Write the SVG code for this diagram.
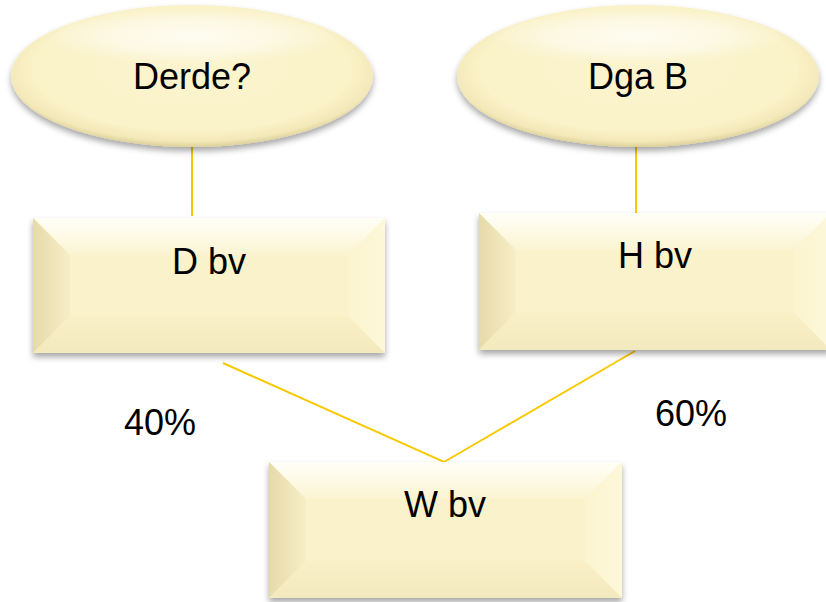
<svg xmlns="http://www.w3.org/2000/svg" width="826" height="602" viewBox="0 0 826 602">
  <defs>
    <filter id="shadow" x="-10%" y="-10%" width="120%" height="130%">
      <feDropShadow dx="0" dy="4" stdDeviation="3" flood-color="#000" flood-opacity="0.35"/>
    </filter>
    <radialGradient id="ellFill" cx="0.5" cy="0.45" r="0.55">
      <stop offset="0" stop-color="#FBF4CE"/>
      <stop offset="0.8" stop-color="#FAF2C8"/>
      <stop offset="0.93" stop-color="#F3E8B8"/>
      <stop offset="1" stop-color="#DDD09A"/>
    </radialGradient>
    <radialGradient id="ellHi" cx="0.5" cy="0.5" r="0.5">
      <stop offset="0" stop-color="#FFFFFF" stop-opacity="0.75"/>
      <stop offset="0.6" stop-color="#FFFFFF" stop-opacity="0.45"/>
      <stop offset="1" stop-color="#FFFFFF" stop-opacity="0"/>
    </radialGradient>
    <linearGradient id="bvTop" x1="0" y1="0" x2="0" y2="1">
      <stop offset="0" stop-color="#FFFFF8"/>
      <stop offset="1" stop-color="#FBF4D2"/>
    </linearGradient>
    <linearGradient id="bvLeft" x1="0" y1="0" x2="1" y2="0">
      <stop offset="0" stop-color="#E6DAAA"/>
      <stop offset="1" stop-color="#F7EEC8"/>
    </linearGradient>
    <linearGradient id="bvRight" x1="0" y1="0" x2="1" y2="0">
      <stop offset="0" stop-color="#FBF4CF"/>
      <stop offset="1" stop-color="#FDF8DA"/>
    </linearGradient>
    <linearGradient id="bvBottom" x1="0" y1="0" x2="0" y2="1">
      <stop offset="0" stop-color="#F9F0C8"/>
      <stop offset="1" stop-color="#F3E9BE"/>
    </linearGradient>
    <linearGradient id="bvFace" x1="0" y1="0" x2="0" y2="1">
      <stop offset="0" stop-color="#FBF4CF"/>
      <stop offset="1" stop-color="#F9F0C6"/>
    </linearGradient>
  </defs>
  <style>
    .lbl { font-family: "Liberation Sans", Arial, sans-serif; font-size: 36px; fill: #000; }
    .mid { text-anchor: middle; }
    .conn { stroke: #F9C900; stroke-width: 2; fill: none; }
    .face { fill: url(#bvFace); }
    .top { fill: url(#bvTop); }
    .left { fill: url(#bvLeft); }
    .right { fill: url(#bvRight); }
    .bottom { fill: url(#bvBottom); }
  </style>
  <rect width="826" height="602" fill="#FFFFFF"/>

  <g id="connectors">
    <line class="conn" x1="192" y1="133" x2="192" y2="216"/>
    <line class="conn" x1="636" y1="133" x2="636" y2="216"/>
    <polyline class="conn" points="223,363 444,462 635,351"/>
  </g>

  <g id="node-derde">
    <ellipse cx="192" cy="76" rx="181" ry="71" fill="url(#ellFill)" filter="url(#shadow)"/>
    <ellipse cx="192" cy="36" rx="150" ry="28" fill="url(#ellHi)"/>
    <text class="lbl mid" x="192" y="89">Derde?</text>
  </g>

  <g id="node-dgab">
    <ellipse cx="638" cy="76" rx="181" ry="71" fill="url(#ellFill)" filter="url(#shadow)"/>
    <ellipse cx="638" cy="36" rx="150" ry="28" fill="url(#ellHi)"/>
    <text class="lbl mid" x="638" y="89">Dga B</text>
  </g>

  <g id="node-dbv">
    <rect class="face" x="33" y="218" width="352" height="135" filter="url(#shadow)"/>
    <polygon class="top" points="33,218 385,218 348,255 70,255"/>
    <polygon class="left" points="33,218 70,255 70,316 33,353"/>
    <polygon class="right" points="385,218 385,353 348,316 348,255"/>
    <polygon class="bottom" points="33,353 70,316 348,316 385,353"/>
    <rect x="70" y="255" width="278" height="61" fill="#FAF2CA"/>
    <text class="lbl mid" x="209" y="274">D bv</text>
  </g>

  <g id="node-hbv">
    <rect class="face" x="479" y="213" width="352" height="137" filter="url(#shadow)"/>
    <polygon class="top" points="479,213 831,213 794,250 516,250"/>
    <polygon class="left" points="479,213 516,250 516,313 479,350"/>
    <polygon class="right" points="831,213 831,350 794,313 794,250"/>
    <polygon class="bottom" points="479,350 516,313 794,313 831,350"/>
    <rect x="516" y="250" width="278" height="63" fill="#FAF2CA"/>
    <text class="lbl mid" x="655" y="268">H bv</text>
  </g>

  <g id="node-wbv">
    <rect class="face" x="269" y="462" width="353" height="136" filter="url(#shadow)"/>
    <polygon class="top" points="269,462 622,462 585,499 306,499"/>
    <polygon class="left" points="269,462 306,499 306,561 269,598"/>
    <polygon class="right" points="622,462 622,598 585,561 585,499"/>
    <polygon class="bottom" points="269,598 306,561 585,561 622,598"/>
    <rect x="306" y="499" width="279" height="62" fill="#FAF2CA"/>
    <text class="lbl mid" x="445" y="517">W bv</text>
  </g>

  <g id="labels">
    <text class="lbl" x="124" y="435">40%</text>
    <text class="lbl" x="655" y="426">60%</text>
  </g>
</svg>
-.-.-
What the task requires: Leave out the pictures and restate everything else word for word.

Full response:
Write the SVG code for this diagram.
<svg xmlns="http://www.w3.org/2000/svg" width="826" height="602" viewBox="0 0 826 602">
  <defs>
    <filter id="shadow" x="-10%" y="-10%" width="120%" height="130%">
      <feDropShadow dx="0" dy="4" stdDeviation="3" flood-color="#000" flood-opacity="0.35"/>
    </filter>
    <radialGradient id="ellFill" cx="0.5" cy="0.45" r="0.55">
      <stop offset="0" stop-color="#FBF4CE"/>
      <stop offset="0.8" stop-color="#FAF2C8"/>
      <stop offset="0.93" stop-color="#F3E8B8"/>
      <stop offset="1" stop-color="#DDD09A"/>
    </radialGradient>
    <radialGradient id="ellHi" cx="0.5" cy="0.5" r="0.5">
      <stop offset="0" stop-color="#FFFFFF" stop-opacity="0.75"/>
      <stop offset="0.6" stop-color="#FFFFFF" stop-opacity="0.45"/>
      <stop offset="1" stop-color="#FFFFFF" stop-opacity="0"/>
    </radialGradient>
    <linearGradient id="bvTop" x1="0" y1="0" x2="0" y2="1">
      <stop offset="0" stop-color="#FFFFF8"/>
      <stop offset="1" stop-color="#FBF4D2"/>
    </linearGradient>
    <linearGradient id="bvLeft" x1="0" y1="0" x2="1" y2="0">
      <stop offset="0" stop-color="#E6DAAA"/>
      <stop offset="1" stop-color="#F7EEC8"/>
    </linearGradient>
    <linearGradient id="bvRight" x1="0" y1="0" x2="1" y2="0">
      <stop offset="0" stop-color="#FBF4CF"/>
      <stop offset="1" stop-color="#FDF8DA"/>
    </linearGradient>
    <linearGradient id="bvBottom" x1="0" y1="0" x2="0" y2="1">
      <stop offset="0" stop-color="#F9F0C8"/>
      <stop offset="1" stop-color="#F3E9BE"/>
    </linearGradient>
    <linearGradient id="bvFace" x1="0" y1="0" x2="0" y2="1">
      <stop offset="0" stop-color="#FBF4CF"/>
      <stop offset="1" stop-color="#F9F0C6"/>
    </linearGradient>
  </defs>
  <style>
    .lbl { font-family: "Liberation Sans", Arial, sans-serif; font-size: 36px; fill: #000; }
    .mid { text-anchor: middle; }
    .conn { stroke: #F9C900; stroke-width: 2; fill: none; }
    .face { fill: url(#bvFace); }
    .top { fill: url(#bvTop); }
    .left { fill: url(#bvLeft); }
    .right { fill: url(#bvRight); }
    .bottom { fill: url(#bvBottom); }
  </style>
  <rect width="826" height="602" fill="#FFFFFF"/>

  <g id="connectors">
    <line class="conn" x1="192" y1="133" x2="192" y2="216"/>
    <line class="conn" x1="636" y1="133" x2="636" y2="216"/>
    <polyline class="conn" points="223,363 444,462 635,351"/>
  </g>

  <g id="node-derde">
    <ellipse cx="192" cy="76" rx="181" ry="71" fill="url(#ellFill)" filter="url(#shadow)"/>
    <ellipse cx="192" cy="36" rx="150" ry="28" fill="url(#ellHi)"/>
    <text class="lbl mid" x="192" y="89">Derde?</text>
  </g>

  <g id="node-dgab">
    <ellipse cx="638" cy="76" rx="181" ry="71" fill="url(#ellFill)" filter="url(#shadow)"/>
    <ellipse cx="638" cy="36" rx="150" ry="28" fill="url(#ellHi)"/>
    <text class="lbl mid" x="638" y="89">Dga B</text>
  </g>

  <g id="node-dbv">
    <rect class="face" x="33" y="218" width="352" height="135" filter="url(#shadow)"/>
    <polygon class="top" points="33,218 385,218 348,255 70,255"/>
    <polygon class="left" points="33,218 70,255 70,316 33,353"/>
    <polygon class="right" points="385,218 385,353 348,316 348,255"/>
    <polygon class="bottom" points="33,353 70,316 348,316 385,353"/>
    <rect x="70" y="255" width="278" height="61" fill="#FAF2CA"/>
    <text class="lbl mid" x="209" y="274">D bv</text>
  </g>

  <g id="node-hbv">
    <rect class="face" x="479" y="213" width="352" height="137" filter="url(#shadow)"/>
    <polygon class="top" points="479,213 831,213 794,250 516,250"/>
    <polygon class="left" points="479,213 516,250 516,313 479,350"/>
    <polygon class="right" points="831,213 831,350 794,313 794,250"/>
    <polygon class="bottom" points="479,350 516,313 794,313 831,350"/>
    <rect x="516" y="250" width="278" height="63" fill="#FAF2CA"/>
    <text class="lbl mid" x="655" y="268">H bv</text>
  </g>

  <g id="node-wbv">
    <rect class="face" x="269" y="462" width="353" height="136" filter="url(#shadow)"/>
    <polygon class="top" points="269,462 622,462 585,499 306,499"/>
    <polygon class="left" points="269,462 306,499 306,561 269,598"/>
    <polygon class="right" points="622,462 622,598 585,561 585,499"/>
    <polygon class="bottom" points="269,598 306,561 585,561 622,598"/>
    <rect x="306" y="499" width="279" height="62" fill="#FAF2CA"/>
    <text class="lbl mid" x="445" y="517">W bv</text>
  </g>

  <g id="labels">
    <text class="lbl" x="124" y="435">40%</text>
    <text class="lbl" x="655" y="426">60%</text>
  </g>
</svg>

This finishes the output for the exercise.